Nomad v1.2.3 (a79efc8422082c4790046c3f5ad92c542592a54f)
Consul v1.11.2
I have a nomad cluster that has been able to use consul connect to connect several different services together for months now. Last night I had a ceph volume get stuck forcing the whole cluster to go offline. when I brought it back up anything that used consul connect only works if the service is on the same client. if not it doe snot connect. I am using the standard counter job to test.
I am not 100% sure where to specifically look for logs but nomad does have
running [/usr/sbin/iptables -t nat -X CNI-0dd845c33aab4590db0e3831 --wait]: exit status 1: iptables: Too many links.
and consul
agent: grpc: addrConn.createTransport failed to connect to {dc1-10.0.31.106:8300 0 s-e45f015ee1ae <nil>}.
Before I noticed this I had reset a bunch of consul ACL keys but I dont remember setting any just for consul connect.
Any advice would be greatly appreciated. Thanks
if I follow this, and just run it in screen sessions on the same nodes it does work though
I am fairly sure this is down to an issue with my nomad cluster and not consul or the job file or the actual machine? well less sure on the actual machines but since the same type of application works on the machines but not in nomad I think that is accurate.

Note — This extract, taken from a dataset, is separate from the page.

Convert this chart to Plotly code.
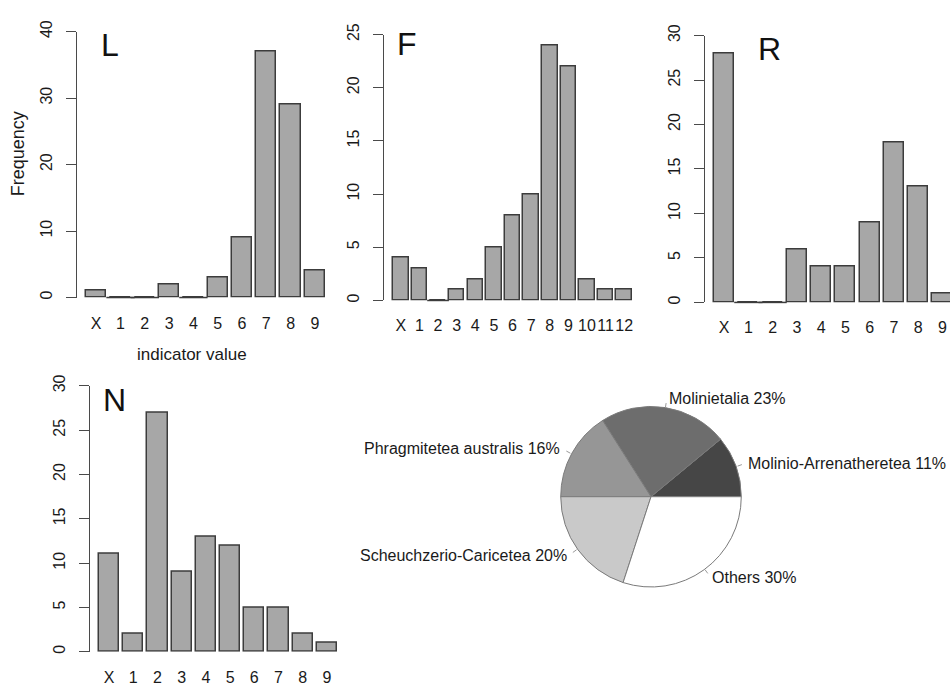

Normally I would just blow away the cluster and rebuild but with the ceph volumes I am afraid of the amount of work it would take to recreate and reattach. any easy way to do this or further thoughts on the consul connect issue localized to nomad?
Any ideas, or am I stuck rebuilding. would this make more sense in the consul category even though it seems to be nomad specific?
Ok so I now know that this is issue with the client hosts and the docker nomad network but not super sure where to go. The Tasks get a address on 172.26.65.13/20 and can ping 172.26.64.1/20 on the host but cant access anything past that.